In 2012, Dane County in Wisconsin passed a resolution to acknowledge a right to housing. The board created a budget for homeless services, an affordable housing fund, and opened the first homeless navigation system. Other local governments like Massachusetts, Washington, D.C., and New York have adopted the “right to shelter,” which only brings homeless people indoors to stay in temporary shelters.
There is no language or framework policy that states housing is a human right. Therefore, each state and county can determine how they recognize housing and if it is a human right. Housing advocates want to acknowledge that housing is a human right because it provides a tool to hold landlords legally responsible for increasing high rents and sue cities that are not building sufficient affordable housing.
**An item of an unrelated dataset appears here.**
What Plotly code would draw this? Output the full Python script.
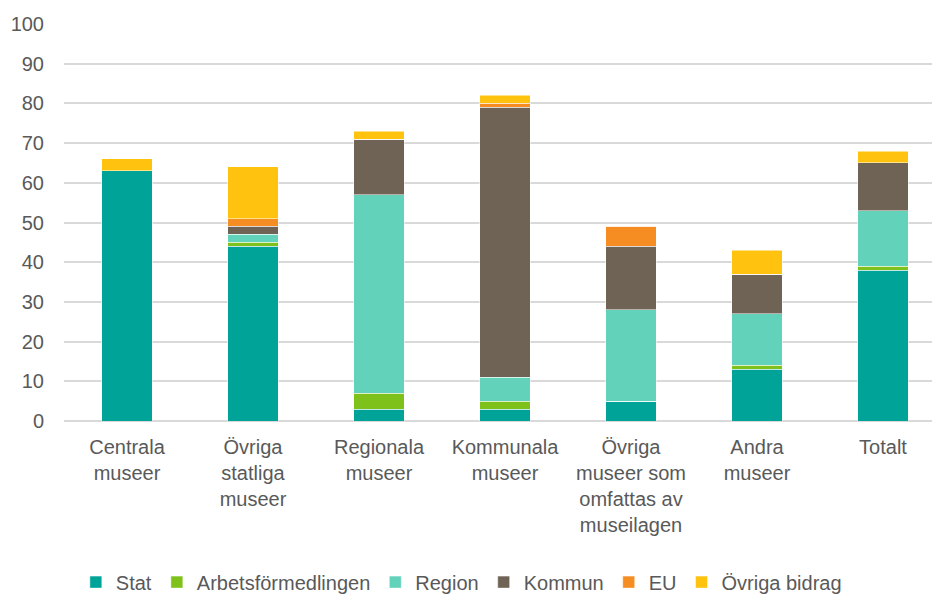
import plotly.graph_objects as go

categories = [
    "Centrala<br>museer",
    "Övriga<br>statliga<br>museer",
    "Regionala<br>museer",
    "Kommunala<br>museer",
    "Övriga<br>museer som<br>omfattas av<br>museilagen",
    "Andra<br>museer",
    "Totalt",
]

stat = [63, 44, 3, 3, 5, 13, 38]
arbetsformedlingen = [0, 1, 4, 2, 0, 1, 1]
region = [0, 2, 50, 6, 23, 13, 14]
kommun = [0, 2, 14, 68, 16, 10, 12]
eu = [0, 2, 0, 1, 5, 0, 0]
ovriga_bidrag = [3, 13, 2, 2, 0, 6, 3]

series = [
    ("Stat", stat, "#00A398"),
    ("Arbetsförmedlingen", arbetsformedlingen, "#7DC11A"),
    ("Region", region, "#62D2BA"),
    ("Kommun", kommun, "#6E6355"),
    ("EU", eu, "#F58D22"),
    ("Övriga bidrag", ovriga_bidrag, "#FFC20E"),
]

fig = go.Figure()
for name, vals, color in series:
    fig.add_trace(go.Bar(
        x=list(range(len(categories))),
        y=vals,
        name=name,
        marker=dict(color=color, line=dict(color="white", width=0.5)),
    ))

fig.update_layout(
    barmode="stack",
    bargap=0.6,
    width=932,
    height=594,
    margin=dict(l=64, r=0, t=24, b=173, autoexpand=False),
    plot_bgcolor="white",
    paper_bgcolor="white",
    font=dict(family="Liberation Sans, Arial, sans-serif", size=20, color="#595959"),
    legend=dict(
        orientation="h",
        xref="container", x=0.495, xanchor="center",
        yref="container", y=0.02, yanchor="middle",
        font=dict(size=20, color="#595959"),
        traceorder="normal",
        itemwidth=30,
    ),
)
fig.update_xaxes(
    tickmode="array",
    tickvals=list(range(len(categories))),
    ticktext=categories,
    range=[-0.5, 6.389],
    showgrid=False,
    showline=False,
    ticks="",
    ticklabelstandoff=12,
)
fig.update_yaxes(
    range=[0, 100],
    dtick=10,
    showgrid=True,
    gridcolor="#D9D9D9",
    gridwidth=2,
    zeroline=True,
    zerolinecolor="#D9D9D9",
    zerolinewidth=2,
    ticks="",
    ticklabelstandoff=19,
)

# the page's default body margin would push the chart 8px right and down
fig.write_html(
    "out.html",
    config={"displayModeBar": False},
    post_script="document.body.style.margin='0';",
)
As a landlord, although it is not your duty to be ethical and treat tenants as other than a business transaction, it would be in your best business interest to be one. That requires more leadership and extra effort to make sure things with the tenant are going well and constant communication does not hurt. Remember, you can be an ethical and professional landlord by communicating, keep paperwork in order and up to date and confidential, and treating tenants like human beings and not just a business transaction. At the end of the day, if you respond ethically and provide clear expectations through your written agreement and interactions, you will be able to manage your property more easily whether it has to do with property damage, maintenance, or rent collections more easily.